New Yorkers first gravitated towards Dante and his Afro’s orbit in 2013 when the youngest de Blasio starred in a campaign ad in which he said his dad was the only mayoral candidate “who will end a stop and frisk era that unfairly targets people of color.”

And stop-and-frisks are down across the city. After a peak 684,330 stops in 2011 and a steep drop off in former Mayor Michael Bloomberg’s last year, de Blasio and NYPD Commissioner Bill Bratton recently celebrated less than 100,000 stops in 2014.

Washington said he was inspired when he saw young men of color who looked like Dante de Blasio take part in a “die-in” in front of Barclays Center on Dec. 9. Days earlier, the mayor invoked his and his wife’s parenting after a Staten Island grand jury declined to indict the cop who put Eric Garner in an alleged deadly chokehold.

“Chirlane and I have had to talk to Dante for years about the dangers he may face,” de Blasio said from Staten Island.

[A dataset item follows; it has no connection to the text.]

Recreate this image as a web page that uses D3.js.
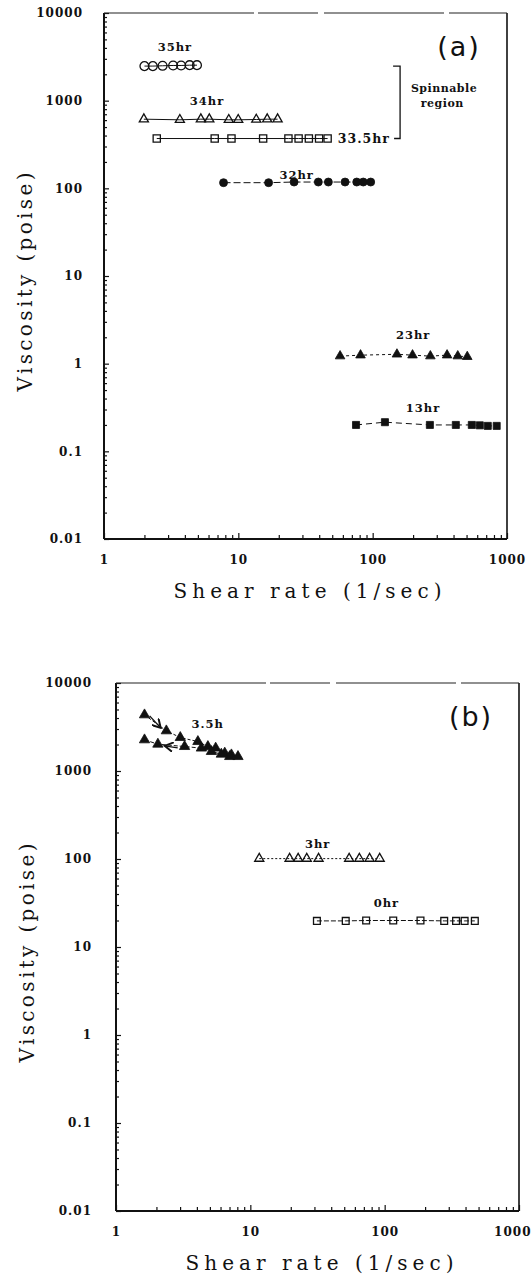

“A good young man, a law-abiding young man, who would never think to do anything wrong,” de Blasio said of Dante. “And yet, because of a history that still hangs over us, the dangers he may face, we’ve had to literally train him — as families have all over this city for decades — in how to take special care in any encounter he has with the police officers who are there to protect him.”

Washington added he wants the exhibit to grow and keep the conversation about the experiences of young black men alive even after the protests died down. He nodded his head furiously when asked if de Blasio was one of his target audience members.

“While what he said was nice we want to shore it up with a visual representation of what boys who look like his son go through on a daily basis without a security detail,” he said.

A spokeswoman for the mayor’s office did not respond to a request for comment.

De Blasio’s comments about Dante earned the ire of police union leaders who accused the mayor of fomenting anger and distrust towards cops. Sergeants Benevolent Association President Ed Mullins called de Blasio’s comments “hypocritical and moronic.”

“He has a security detail of New York City police officers assigned to protect his family, and yet he’s making a statement that his son shouldn’t feel safe with New York City cops,” Mullins said in early December.

Sam Francis, a 15-year old from Fort Greene, is one of the boys featured in the exhibit. He said he was annoyed when de Blasio caught flak for bringing up Dante.

“He’s just asking about his son,” Sam said as he stood next to his twin brother Ben. “Just because he’s the mayor’s son doesn’t mean he’s immune from racial profiling.”

Sam said the mayor should double down and reiterate why Dante needs to be more careful than other teens.

Both Sam and Ben were approached randomly on the street by Washington to take part in the project less than a month ago specifically because of their age and hair. The 10th-grade twins said they only began to grow their hair out about six months ago.

“We just didn’t want to go to the barber anymore,” said Ben, whose Afro has an inch or so on his brother. While they say they’ve been stopped by people on the street who think they look like Dante, they’ve never been pulled aside by police. One of their friends, who they described as 6 feet tall and darker-skinned, was stopped.

“It was a pretty traumatizing experience for him,” Ben said. “Anytime he walks by police he says he has this constant fear about what if they stop him, what’s going to happen.”

The twins’ father, Peter said, said he’s had his own conversations with his sons.

“Be polite, never run, no sudden movements, hands out in front all the time — all those things,” he said. Peter Francis said that although he is black, he was born in the United Kingdom and never thought he would need to have that particular talk.

Yet as the Garner case unfolded only miles away and national media scrutinized the deaths of 18-year-old Michael Brown in Missouri and 12-year-old Tamir Rice in Ohio at the hands of police, Peter said his sons and their peers began to see themselves in those black men and boys.

“As a parent, you don’t ever want your kids to feel that way,” he said. “But the reality is they do.”

Finding Dante: An Artivism Project by Rico Washington and Shino Yanagawa
chashama 1351 Gallery
1351 Amsterdam Avenue (between West 125th & 126th streets)
Through March 8, 2015
Open Tuesday – Saturday, 1 to 6 p.m. ​

Correction: The print version of this story on Monday, March 1 incorrectly identifies the Francis brothers and their father Peter with the last name Price. Metro sincerely regrets the error.